No-one in these confused times accorded the battle the importance it later acquired. In that very year, in Marseille, a chronicler was at work recording what he learned of these events. This unnamed sage, known only as the Chronicler of 452, was a devout Christian, his aim being to continue the history written by Jerome, which ended in the late fourth century. Yet when he came to the events of the last chapter, all he wrote was: ‘Attila invaded Gaul and demanded a wife as if she were his by right. There he both inflicted and received a serious defeat, and withdrew to his own country.’ Scholars find it interesting that he already knew of the Honoria scandal, and apparently did not doubt it. They are also interested by what he did
not
say. Since this was not narrative history, more a chronological list, we have to guess what he approved and didn’t. He finished writing his account in 452, when Aetius was still one of the most powerful men in the empire (and might well
be returning to Arles, a day’s ride from Marseille, any time), but he does not say that this was a decisive victory for the great Aetius, because at the time of writing Aetius did not look like much of a saviour. ‘At this time, the condition of the state appeared to be intensely miserable, since not even one province was without a barbarian inhabitant, and the unspeakable Arian heresy, which had allied itself with the barbarian nations and permeated the whole world, laid claim to the name of Catholic.’ On top of that, Attila was still alive and kicking, which was very bad news, because he was, at that very moment, mounting yet another and possibly far more serious invasion. In brief, the world was going to the dogs and
it was all Aetius’ fault
.
B
y autumn 451 Attila was back in his Hungarian headquarters, with its wooden palace, its stockaded houses, Onegesius’ bath-house, and its encircling tents and wagons. Would he then have been happy to sit there, enjoying the loot brought back from the campaign in Gaul? A different character might have been. He might have learned his lesson, settled down to consolidate an empire that, if nurtured, would have created a lasting counterpart to Rome and Constantinople, trading with both. But Attila was no Genghis, willing to plan for stability and impose his vision on his minions and vassals. He was trapped by his circumstances. There would not have been much left in the way of silks, wine, slaves and gold after several weeks of enforced and ignominious retreat. His multi-tribal chieftains would have been restless.
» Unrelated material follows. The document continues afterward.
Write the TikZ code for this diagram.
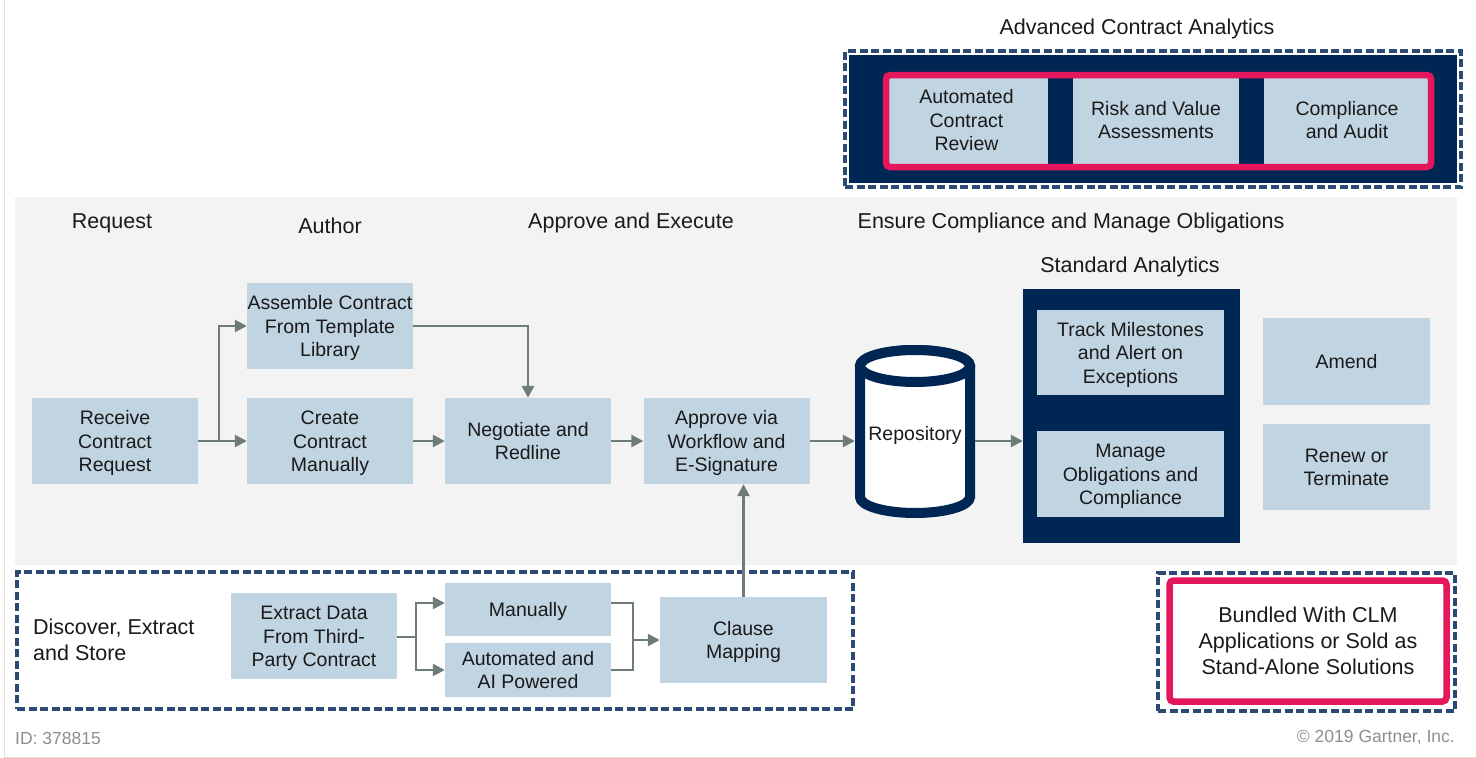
\documentclass[tikz,border=0pt]{standalone}
\usepackage{fontspec}
\setmainfont{Liberation Sans}
\usetikzlibrary{arrows.meta}
\definecolor{lb}{HTML}{C1D4E2}
\definecolor{navy}{HTML}{002653}
\definecolor{panel}{HTML}{F3F3F3}
\definecolor{redc}{HTML}{E5175C}
\definecolor{arr}{HTML}{6E7B7B}
\definecolor{dsh}{HTML}{2B4B75}
\definecolor{txt}{HTML}{1A1A1A}
\definecolor{foot}{HTML}{8E8E8E}
\newcommand\boxtxt[1]{\rule{0pt}{19pt}#1\rule[-5pt]{0pt}{5pt}}
\newcommand\bigtxt[1]{\rule{0pt}{21pt}#1\rule[-5.6pt]{0pt}{5.6pt}}
\begin{document}
\begin{tikzpicture}[x=1pt,y=-1pt,
  box/.style={fill=lb, text=txt, align=center, inner sep=0pt, font=\fontsize{19.5}{23.5}\selectfont},
  sz/.style 2 args={minimum width=#1pt, minimum height=#2pt},
  hdr/.style={text=txt, inner sep=0pt, font=\fontsize{21.5}{26}\selectfont},
  conn/.style={draw=arr, line width=2.5pt, -{Triangle[length=12pt,width=12pt]}},
  plain/.style={draw=arr, line width=2.5pt},
  dashbox/.style={draw=dsh, line width=3.2pt, dash pattern=on 8pt off 3.5pt, inner sep=0pt},
  redbox/.style={draw=redc, line width=6.5pt, rounded corners=4pt, inner sep=0pt},
  cyl/.style={draw=navy, line width=10pt, fill=white}]
\useasboundingbox (0,0) rectangle (1476,758);
\fill[white] (0,0) rectangle (1476,758);
\draw[gray!25, line width=1pt] (4,0) -- (4,757) -- (1476,757);

% main panel
\fill[panel] (15,197) rectangle (1457,565);

% advanced contract analytics
\node[hdr] (acatitle) at (1137,27) {\bigtxt{Advanced Contract Analytics}};
\node[fill=navy, inner sep=0pt, sz={608}{128}] (acabg) at (1153,119) {};
\node[dashbox, sz={616}{136}] (acaframe) at (1153,119) {};
\node[box, sz={163}{88}] (acr) at (966.5,120) {\boxtxt{Automated\\Contract\\Review}};
\node[box, sz={166}{88}] (rva) at (1156,120) {\boxtxt{Risk and Value\\Assessments}};
\node[box, sz={166}{88}] (cau) at (1347,120) {\boxtxt{Compliance\\and Audit}};
\node[redbox, sz={545}{92}] (acared) at (1158.5,121) {};

% headers
\node[hdr] (hreq) at (112,221) {\bigtxt{Request}};
\node[hdr] (haut) at (330,226) {\bigtxt{Author}};
\node[hdr] (hape) at (631,221) {\bigtxt{Approve and Execute}};
\node[hdr] (hens) at (1071,221) {\bigtxt{Ensure Compliance and Manage Obligations}};
\node[hdr] (hstd) at (1130,265) {\bigtxt{Standard Analytics}};

% main flow
\node[box, sz={166}{86}] (rcv) at (115,441) {\boxtxt{Receive\\Contract\\Request}};
\node[box, sz={166}{86}] (asm) at (330,326) {\boxtxt{Assemble Contract\\From Template\\Library}};
\node[box, sz={166}{86}] (crt) at (330,441) {\boxtxt{Create\\Contract\\Manually}};
\node[box, sz={166}{86}] (neg) at (528,441) {\boxtxt{Negotiate and\\Redline}};
\node[box, sz={166}{86}] (apr) at (726.5,441) {\boxtxt{Approve via\\Workflow and\\E-Signature}};

% repository cylinder
\draw[cyl] (860,366) -- (860,497) arc[start angle=180, end angle=0, x radius=55, y radius=16]
  -- (970,366) arc[start angle=0, end angle=-180, x radius=55, y radius=16] -- cycle;
\draw[cyl] (915,366) ellipse [x radius=55, y radius=16];
\node[box, fill=none, sz={120}{170}] (repo) at (915,433) {\boxtxt{Repository}};

% standard analytics
\node[fill=navy, inner sep=0pt, sz={217}{254}] (std) at (1131.5,416) {};
\node[box, sz={187}{85}] (trk) at (1130.5,352.5) {\boxtxt{Track Milestones\\and Alert on\\Exceptions}};
\node[box, sz={187}{86}] (mng) at (1130.5,474) {\boxtxt{Manage\\Obligations and\\Compliance}};
\node[box, sz={167}{87}] (amd) at (1346.5,361.5) {\boxtxt{Amend}};
\node[box, sz={167}{86}] (rnw) at (1346.5,467) {\boxtxt{Renew or\\Terminate}};

% connectors main
\coordinate (br1) at (219,441);
\draw[conn] (rcv) -- (crt);
\draw[conn] (br1) |- (asm.west);
\draw[conn] (asm.east) -| (neg.north);
\draw[conn] (crt) -- (neg);
\draw[conn] (neg) -- (apr);
\draw[conn] (apr.east) -- (apr.east -| repo.west);
\draw[conn] (repo.east |- apr.east) -- (std.west |- apr.east);

% discover, extract and store
\node[dashbox, sz={836}{137}] (dfr) at (435,640.5) {};
\node[hdr, align=left, anchor=west] (dtx) at (33,640) {\bigtxt{Discover, Extract\\and Store}};
\node[box, sz={166}{86}] (ext) at (314,636) {\boxtxt{Extract Data\\From Third-\\Party Contract}};
\node[box, sz={166}{53}] (man) at (528,609.5) {\boxtxt{Manually}};
\node[box, sz={166}{54}] (aut) at (528,670) {\boxtxt{Automated and\\AI Powered}};
\node[box, sz={167}{86}] (cls) at (743.5,640) {\boxtxt{Clause\\Mapping}};

\coordinate (br2) at (416,637);
\coordinate (mg) at (633,640);
\draw[plain] (ext.east |- br2) -- (br2);
\draw[conn] (br2) |- ([yshift=6.5pt]man.west);
\draw[conn] (br2) |- (aut.west);
\draw[plain] ([yshift=6.5pt]man.east) -| (mg);
\draw[plain] (aut.east) -| (mg);
\draw[conn] (mg) -- (mg -| cls.west);
\draw[conn] (cls.north) -- (cls.north |- apr.south);

% bundled
\node[dashbox, sz={297}{138}] (bfr) at (1306.5,642) {};
\node[redbox, fill=white, sz={277}{121}, text=txt, align=center, font=\fontsize{21.5}{26}\selectfont] (bnd) at (1308,641) {\bigtxt{Bundled With CLM\\Applications or Sold as\\Stand-Alone Solutions}};

% footer
\node[anchor=west, text=foot, inner sep=0pt, font=\fontsize{17.5}{21}\selectfont] (fid) at (15,738) {ID: 378815};
\node[anchor=east, text=foot, inner sep=0pt, font=\fontsize{17.5}{21}\selectfont] (fcr) at (1455,738) {© 2019 Gartner, Inc.};
\end{tikzpicture}
\end{document}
No-one recorded what he did that winter. But we can infer that it was not good. In the summer of 451 the Emperor Marcian had called his 520 bishops to meet at Nicaea in the autumn, to sort out the vexed matter of Christ’s nature, saying that he himself hoped to be there ‘unless some urgent affairs of state should detain him in the field’ – which in fact they did, the field in question being Thrace. Something had drawn him to the Danube frontier. Something forced the venue of the Fourth Ecumenical Council to be changed from Nicaea to Chalcedon, safe the other side of the Hellespont from Constantinople. And something prevented bishops from the Danube border area going to Chalcedon. If that something was Attila, back from failure in Gaul, it would not have been enough to keep the funds flowing, for these were the same regions the Huns had pillaged time and again. They were milked dry.
By now Attila knew that his main enemy, Rome, had an unreliable ally in the Visigoths. The two would unite only in defence of Gaul. If he could ensure that his enemy was Rome, and only Rome, surely victory would follow, as it would have done at Orléans had it not been for Avitus, Theodoric and the Visigoths. Like all dictators, he must have known that his precarious confederation could be held together only with ever grander visions, and the promise of ever greater victories. What greater prospect than Rome itself – vulnerable, as everyone knew, because it had already been taken by barbarians, namely the Visigoths themselves, 40 years before?
But there were other enticing prospects along the way, in particular the town that guarded the main high road into Italy from Hun-occupied Pannonia. First in line was a minor prize, the Slovenian town of Ljubljana (Emona in Roman times), which, once taken, opened the road to the small but significant Isonzo river, Italy’s traditional frontier (and for that reason the site of no fewer than twelve battles in the First World War). It was what lay at Isonzo’s southern end that interested the Huns.
The fortress-town of Aquileia had a proud history of defending the homeland’s north-eastern corner. Almost two centuries before, its women had joined in to fight off a rebel, Maximin, by donating their hair to make ropes for the town’s defensive machinery. A temple had been built to ‘Venus the Bald’ in their honour. One of the richest, strongest and most populous of cities on the Adriatic coast, it had been built as a gateway to the east, a nodal point linking the land routes from Rome to the south and the Alpine pass to the north with the sea routes from the Adriatic.
So it was much more than a military base. Its thriving commercial life owed much to the presence of a large community of Jews, ‘Orientali’ in Latin sources, who may have been the original settlers. In any event, they introduced silk-weaving, dyeing and in particular glass-making, which had been practised in the Middle East for 2,000 years. It was they, therefore, who inspired the creation of a 5-kilometre canal leading across the Isonzo’s swampy mouth from the sea. The result has been analysed in a paper by Samuel
Kurinsky,
1
a Jewish American businessman, philanthropist and scholar with a specialist interest in the history of glass-making. ‘The Jewish community’, he writes, ‘may have been one of the largest and most economically influential of the Diaspora, exceeded only by those of Rome and Alexandria.’ Naturally, given the town’s large Roman majority and the growth of Christianity, the Jews suffered repression, principally under a late-fourth-century bishop, Chromazio. It was he, it seems, who sanctioned the burning of the synagogue in 388, excused by St Ambrose, in standard antisemitic style, as ‘an act of providence’. Over time, Christian buildings replaced the Jewish ones, some of which were unearthed by archaeologists from the 1940s onwards, often being described as ‘paleo-Christian’ or ‘pagan’ despite their Jewish iconography. Among the finds are several lavish mosaic floors, one right under the bell-tower of a later Christian basilica, another huge one – over 800 square metres, making it one of the largest of its time – under the basilica itself. Alongside is a marble-lined, octagonal
mikvah
(ritual bath), fed by a spring, with the six steps required by Jewish law.